▸ **SET PROBLEM**
In full and without alteration, give the listing again.

▸ **SOURCE DATA**
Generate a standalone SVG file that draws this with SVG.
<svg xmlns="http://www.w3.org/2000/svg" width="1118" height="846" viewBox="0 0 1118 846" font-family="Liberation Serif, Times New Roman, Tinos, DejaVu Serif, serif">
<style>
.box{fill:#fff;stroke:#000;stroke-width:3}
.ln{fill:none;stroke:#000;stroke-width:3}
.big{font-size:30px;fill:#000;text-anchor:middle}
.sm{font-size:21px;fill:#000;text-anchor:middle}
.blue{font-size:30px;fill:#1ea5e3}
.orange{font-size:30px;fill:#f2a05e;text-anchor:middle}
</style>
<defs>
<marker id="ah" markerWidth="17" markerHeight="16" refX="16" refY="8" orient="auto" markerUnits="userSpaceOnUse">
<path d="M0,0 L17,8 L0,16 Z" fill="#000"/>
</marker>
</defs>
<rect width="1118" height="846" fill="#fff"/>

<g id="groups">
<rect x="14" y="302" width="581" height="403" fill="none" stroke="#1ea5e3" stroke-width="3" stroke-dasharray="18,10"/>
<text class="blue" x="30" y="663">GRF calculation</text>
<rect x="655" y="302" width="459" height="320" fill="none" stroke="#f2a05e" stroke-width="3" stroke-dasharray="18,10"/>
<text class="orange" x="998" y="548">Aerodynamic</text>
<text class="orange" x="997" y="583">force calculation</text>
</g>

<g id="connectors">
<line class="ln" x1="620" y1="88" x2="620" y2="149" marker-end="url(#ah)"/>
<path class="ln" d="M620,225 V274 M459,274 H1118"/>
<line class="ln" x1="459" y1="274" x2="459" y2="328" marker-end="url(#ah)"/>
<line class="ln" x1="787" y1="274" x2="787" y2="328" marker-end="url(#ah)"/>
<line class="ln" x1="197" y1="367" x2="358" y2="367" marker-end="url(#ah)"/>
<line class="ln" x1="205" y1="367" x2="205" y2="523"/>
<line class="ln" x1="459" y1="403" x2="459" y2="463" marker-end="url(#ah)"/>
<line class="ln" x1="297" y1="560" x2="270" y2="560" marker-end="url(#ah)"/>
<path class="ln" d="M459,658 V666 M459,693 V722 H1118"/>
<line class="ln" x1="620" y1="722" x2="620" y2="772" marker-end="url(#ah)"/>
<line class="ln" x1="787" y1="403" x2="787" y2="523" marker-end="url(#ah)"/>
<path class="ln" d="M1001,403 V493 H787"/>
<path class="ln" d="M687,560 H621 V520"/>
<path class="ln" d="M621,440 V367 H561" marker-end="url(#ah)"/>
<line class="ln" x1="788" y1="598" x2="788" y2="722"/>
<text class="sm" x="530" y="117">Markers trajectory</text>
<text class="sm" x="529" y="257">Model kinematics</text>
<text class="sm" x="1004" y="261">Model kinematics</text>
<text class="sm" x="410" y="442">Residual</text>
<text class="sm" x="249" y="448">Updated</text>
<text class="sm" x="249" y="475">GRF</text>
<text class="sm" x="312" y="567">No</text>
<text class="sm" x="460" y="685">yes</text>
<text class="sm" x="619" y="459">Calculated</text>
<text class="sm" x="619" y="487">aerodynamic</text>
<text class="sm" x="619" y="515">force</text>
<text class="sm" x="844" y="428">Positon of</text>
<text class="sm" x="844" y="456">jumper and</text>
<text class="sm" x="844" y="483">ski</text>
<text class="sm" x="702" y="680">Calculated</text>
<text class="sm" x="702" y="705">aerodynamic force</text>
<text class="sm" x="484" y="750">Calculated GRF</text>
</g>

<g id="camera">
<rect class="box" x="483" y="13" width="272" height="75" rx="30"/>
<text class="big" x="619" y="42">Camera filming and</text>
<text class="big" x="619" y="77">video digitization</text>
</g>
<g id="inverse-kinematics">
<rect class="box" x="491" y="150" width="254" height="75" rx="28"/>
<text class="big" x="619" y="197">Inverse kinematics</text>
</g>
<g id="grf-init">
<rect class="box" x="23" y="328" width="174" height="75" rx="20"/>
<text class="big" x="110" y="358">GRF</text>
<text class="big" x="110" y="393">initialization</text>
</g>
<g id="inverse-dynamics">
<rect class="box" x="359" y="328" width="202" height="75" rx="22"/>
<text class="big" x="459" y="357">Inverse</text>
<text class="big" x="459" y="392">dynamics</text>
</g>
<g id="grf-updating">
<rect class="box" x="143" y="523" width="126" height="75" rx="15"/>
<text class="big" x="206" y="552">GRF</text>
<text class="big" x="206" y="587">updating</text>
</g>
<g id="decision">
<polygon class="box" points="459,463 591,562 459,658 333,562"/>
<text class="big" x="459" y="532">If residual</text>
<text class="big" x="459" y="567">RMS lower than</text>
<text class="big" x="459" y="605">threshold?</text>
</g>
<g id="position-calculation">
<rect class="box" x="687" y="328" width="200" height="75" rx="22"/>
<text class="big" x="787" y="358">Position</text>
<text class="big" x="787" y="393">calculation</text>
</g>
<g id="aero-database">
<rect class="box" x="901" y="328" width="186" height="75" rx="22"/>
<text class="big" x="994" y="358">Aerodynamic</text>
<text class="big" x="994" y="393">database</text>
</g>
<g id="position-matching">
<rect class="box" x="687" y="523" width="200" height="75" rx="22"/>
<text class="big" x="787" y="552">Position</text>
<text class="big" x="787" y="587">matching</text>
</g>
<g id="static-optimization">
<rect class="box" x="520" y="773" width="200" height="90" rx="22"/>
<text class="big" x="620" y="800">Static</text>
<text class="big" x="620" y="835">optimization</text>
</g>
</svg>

▸ **OUTPUT**
Generate a standalone SVG file that draws this with SVG.
<svg xmlns="http://www.w3.org/2000/svg" width="1118" height="846" viewBox="0 0 1118 846" font-family="Liberation Serif, Times New Roman, Tinos, DejaVu Serif, serif">
<style>
.box{fill:#fff;stroke:#000;stroke-width:3}
.ln{fill:none;stroke:#000;stroke-width:3}
.big{font-size:30px;fill:#000;text-anchor:middle}
.sm{font-size:21px;fill:#000;text-anchor:middle}
.blue{font-size:30px;fill:#1ea5e3}
.orange{font-size:30px;fill:#f2a05e;text-anchor:middle}
</style>
<defs>
<marker id="ah" markerWidth="17" markerHeight="16" refX="16" refY="8" orient="auto" markerUnits="userSpaceOnUse">
<path d="M0,0 L17,8 L0,16 Z" fill="#000"/>
</marker>
</defs>
<rect width="1118" height="846" fill="#fff"/>

<g id="groups">
<rect x="14" y="302" width="581" height="403" fill="none" stroke="#1ea5e3" stroke-width="3" stroke-dasharray="18,10"/>
<text class="blue" x="30" y="663">GRF calculation</text>
<rect x="655" y="302" width="459" height="320" fill="none" stroke="#f2a05e" stroke-width="3" stroke-dasharray="18,10"/>
<text class="orange" x="998" y="548">Aerodynamic</text>
<text class="orange" x="997" y="583">force calculation</text>
</g>

<g id="connectors">
<line class="ln" x1="620" y1="88" x2="620" y2="149" marker-end="url(#ah)"/>
<path class="ln" d="M620,225 V274 M459,274 H1118"/>
<line class="ln" x1="459" y1="274" x2="459" y2="328" marker-end="url(#ah)"/>
<line class="ln" x1="787" y1="274" x2="787" y2="328" marker-end="url(#ah)"/>
<line class="ln" x1="197" y1="367" x2="358" y2="367" marker-end="url(#ah)"/>
<line class="ln" x1="205" y1="367" x2="205" y2="523"/>
<line class="ln" x1="459" y1="403" x2="459" y2="463" marker-end="url(#ah)"/>
<line class="ln" x1="297" y1="560" x2="270" y2="560" marker-end="url(#ah)"/>
<path class="ln" d="M459,658 V666 M459,693 V722 H1118"/>
<line class="ln" x1="620" y1="722" x2="620" y2="772" marker-end="url(#ah)"/>
<line class="ln" x1="787" y1="403" x2="787" y2="523" marker-end="url(#ah)"/>
<path class="ln" d="M1001,403 V493 H787"/>
<path class="ln" d="M687,560 H621 V520"/>
<path class="ln" d="M621,440 V367 H561" marker-end="url(#ah)"/>
<line class="ln" x1="788" y1="598" x2="788" y2="722"/>
<text class="sm" x="530" y="117">Markers trajectory</text>
<text class="sm" x="529" y="257">Model kinematics</text>
<text class="sm" x="1004" y="261">Model kinematics</text>
<text class="sm" x="410" y="442">Residual</text>
<text class="sm" x="249" y="448">Updated</text>
<text class="sm" x="249" y="475">GRF</text>
<text class="sm" x="312" y="567">No</text>
<text class="sm" x="460" y="685">yes</text>
<text class="sm" x="619" y="459">Calculated</text>
<text class="sm" x="619" y="487">aerodynamic</text>
<text class="sm" x="619" y="515">force</text>
<text class="sm" x="844" y="428">Positon of</text>
<text class="sm" x="844" y="456">jumper and</text>
<text class="sm" x="844" y="483">ski</text>
<text class="sm" x="702" y="680">Calculated</text>
<text class="sm" x="702" y="705">aerodynamic force</text>
<text class="sm" x="484" y="750">Calculated GRF</text>
</g>

<g id="camera">
<rect class="box" x="483" y="13" width="272" height="75" rx="30"/>
<text class="big" x="619" y="42">Camera filming and</text>
<text class="big" x="619" y="77">video digitization</text>
</g>
<g id="inverse-kinematics">
<rect class="box" x="491" y="150" width="254" height="75" rx="28"/>
<text class="big" x="619" y="197">Inverse kinematics</text>
</g>
<g id="grf-init">
<rect class="box" x="23" y="328" width="174" height="75" rx="20"/>
<text class="big" x="110" y="358">GRF</text>
<text class="big" x="110" y="393">initialization</text>
</g>
<g id="inverse-dynamics">
<rect class="box" x="359" y="328" width="202" height="75" rx="22"/>
<text class="big" x="459" y="357">Inverse</text>
<text class="big" x="459" y="392">dynamics</text>
</g>
<g id="grf-updating">
<rect class="box" x="143" y="523" width="126" height="75" rx="15"/>
<text class="big" x="206" y="552">GRF</text>
<text class="big" x="206" y="587">updating</text>
</g>
<g id="decision">
<polygon class="box" points="459,463 591,562 459,658 333,562"/>
<text class="big" x="459" y="532">If residual</text>
<text class="big" x="459" y="567">RMS lower than</text>
<text class="big" x="459" y="605">threshold?</text>
</g>
<g id="position-calculation">
<rect class="box" x="687" y="328" width="200" height="75" rx="22"/>
<text class="big" x="787" y="358">Position</text>
<text class="big" x="787" y="393">calculation</text>
</g>
<g id="aero-database">
<rect class="box" x="901" y="328" width="186" height="75" rx="22"/>
<text class="big" x="994" y="358">Aerodynamic</text>
<text class="big" x="994" y="393">database</text>
</g>
<g id="position-matching">
<rect class="box" x="687" y="523" width="200" height="75" rx="22"/>
<text class="big" x="787" y="552">Position</text>
<text class="big" x="787" y="587">matching</text>
</g>
<g id="static-optimization">
<rect class="box" x="520" y="773" width="200" height="90" rx="22"/>
<text class="big" x="620" y="800">Static</text>
<text class="big" x="620" y="835">optimization</text>
</g>
</svg>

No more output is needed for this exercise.